In this video from SC17 in Denver, Michael Klemm from the OpenMP ARB describes how the OpenMP programming community is moving forward to new levels of scalable performance. The OpenMP Architecture Review Board (ARB) is seeking feedback on the newly released Technical Report 6, the second preview for the future OpenMP API, version 5.0.
Technical Report 6 demonstrates the importance of user feedback to the OpenMP specification,” says Bronis R. de Supinski, the Chair of the OpenMP Language Committee. “Users have indicated that several features are vitally important to them, such as multilevel memory support, deep copy, easy access to unified shared memory and a descriptive loop construct. As a result of that feedback, OpenMP 5.0 will include all of these major additions.”

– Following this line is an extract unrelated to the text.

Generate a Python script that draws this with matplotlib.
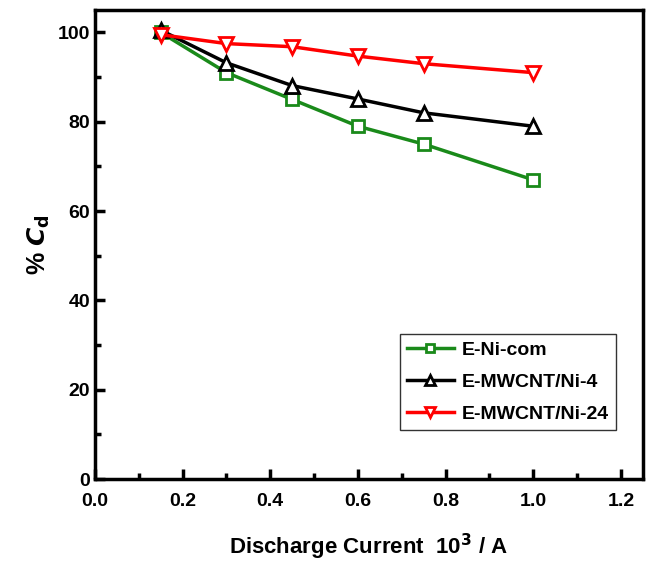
import matplotlib
matplotlib.use('Agg')
import matplotlib.pyplot as plt
from matplotlib.ticker import MultipleLocator

# values
current = [0.15, 0.3, 0.45, 0.6, 0.75, 1.0]
ni_com = [100, 91, 85, 79, 75, 67]
mwcnt_4 = [100.5, 93.2, 88.1, 85.1, 82.0, 79.0]
mwcnt_24 = [99.5, 97.5, 96.8, 94.7, 93.0, 91.0]

plt.rcParams['font.family'] = ['Liberation Sans', 'DejaVu Sans']
plt.rcParams['font.weight'] = 'bold'

fig = plt.figure(figsize=(6.46, 5.61), dpi=100)
ax = fig.add_axes([0.147, 0.146, 0.848, 0.836])

ax.plot(current, ni_com, color='#1a8a1a', lw=2.5, marker='s', ms=8,
        mfc='white', mec='#1a8a1a', mew=2, label='E-Ni-com')
ax.plot(current, mwcnt_4, color='black', lw=2.5, marker='^', ms=10,
        mfc='white', mec='black', mew=2, label='E-MWCNT/Ni-4')
ax.plot(current, mwcnt_24, color='red', lw=2.5, marker='v', ms=10,
        mfc='white', mec='red', mew=2, label='E-MWCNT/Ni-24')

ax.set_xlim(0, 1.25)
ax.set_ylim(0, 105)
ax.xaxis.set_major_locator(MultipleLocator(0.2))
ax.xaxis.set_minor_locator(MultipleLocator(0.1))
ax.yaxis.set_major_locator(MultipleLocator(20))
ax.yaxis.set_minor_locator(MultipleLocator(10))
ax.set_xticks([0, 0.2, 0.4, 0.6, 0.8, 1.0, 1.2])
ax.set_xticklabels(['0.0', '0.2', '0.4', '0.6', '0.8', '1.0', '1.2'])

ax.tick_params(which='both', direction='in', width=2.5, labelsize=14)
ax.tick_params(which='major', length=7)
ax.tick_params(which='minor', length=4)
ax.tick_params(axis='x', pad=10)
for s in ax.spines.values():
    s.set_linewidth(2.5)

ax.set_xlabel('Discharge Current  10$^{\\mathbf{3}}$ / A', fontsize=16,
              fontweight='bold', labelpad=16)
ax.set_ylabel('% $\\mathbfit{C}_{\\mathbf{d}}$', fontsize=18, fontweight='bold')

leg = ax.legend(loc='lower right', bbox_to_anchor=(0.968, 0.085), fontsize=14,
                frameon=True, fancybox=False, edgecolor='black',
                handlelength=2.4, borderpad=0.35, labelspacing=0.74,
                handletextpad=0.4, markerscale=0.65)
leg.get_frame().set_linewidth(1.0)

fig.savefig('out.png', dpi=100)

New features in TR6 include:
- Support for multilevel memory systems: OpenMP 5.0 will include memory allocation mechanisms that intuitively place data in different kinds of memories;
- Support for deep copy of complex data structures: TR6 adds user-defined mappers, a composable mechanism that easily allows object-oriented data structures to be copied correctly to accelerator devices;
- Additional enhancements to OpenMP device constructs: Other major additions to OpenMP support of accelerators include a mechanism to require unified shared memory support, the ability to use device-specific function implementations, better control of implicit data mappings and the ability to override device offload at runtime;
- Support for descriptive loop optimizations: The concurrent construct asserts that all iterations of the associated loop nest may be executed concurrently in any order, which will enable many implementation-specific compiler optimizations;
- Support for improved debugging of OpenMP applications: TR6 adds OMPD, a third-party tool interface that enables intuitive debugging of OpenMP code and complements OMPT, the first-party tool interface that was added in TR4 to support deeper analysis of OpenMP performance;
- New forms of task dependencies: New mechanisms support (1) task sets that require mutual exclusion within the set and ordering with respect to other tasks and (2) tasks with dynamically determined dependency sets;
- Greater memory model flexibility: OpenMP 5.0 will include support for acquire/release semantics, which will allow optimization of low-level memory synchronization activities.
TR6 also improves several features added in TR4 such as OMPT and task reductions.